I could be using English wrongly my whole life but I would certainly use "their" when referencing either a single child or multiple children...


Sorry, I had no idea. Is this "using their for singular" thing special for nouns like child when you don't know if it is male or female?


Some people say it's bad grammar, but plenty of people use it. For when you don't know the gender, or it's meant to be unspecified, and these days as a pronoun for people who identify as non-binary.


Yeah, technically it might be grammatically incorrect, but it has a long history of use, dating back many centuries. A lot of people object to the use of gender neutral they, but almost everyone uses in such sentences as "if anyone calls, tell them I'm not home." And as kokiri85 mentioned some people, myself included, use they/them/their in reference to themselves. Someone reference me would say something like "i really like their shirt"


I see, that's interesting!


Any specific reason why it's "all maten" here and not "alle maten"?


Because it's used in the uncountable sense, just as in the English sentence.

"Alle" goes with plurals.


Takk! That makes sense. :)


It is still not quite clear to me. Shouldn't it be 'den alle maten sin' then according to the rules described in 'Combining possessive pronouns with adjectives'?

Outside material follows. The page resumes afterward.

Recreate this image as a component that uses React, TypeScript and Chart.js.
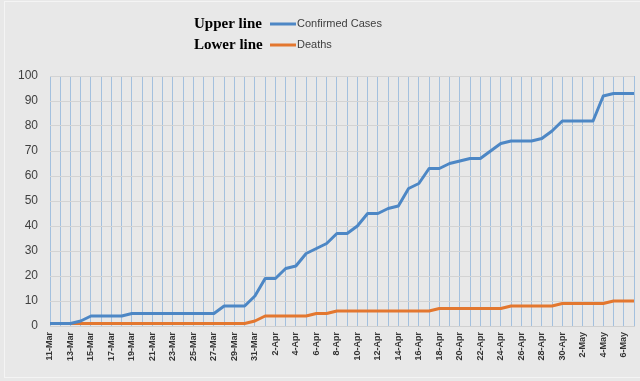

You've understood it correctly, but "all" is a determiner and not an adjective.


Thanks a lot, now it is clear!


Curious - does anyone else have a hard time hearing the difference in the synthesized voice between "barna" and "barnet"? I frequently mix them up. Though I suppose in this case I should have known the answer was "barnet" because "sin" indicates the subject is singular :)


Yes. Pretty much everyone! :)


If it said 'hennes' it would be referring to someone else's food rather than the child's own food.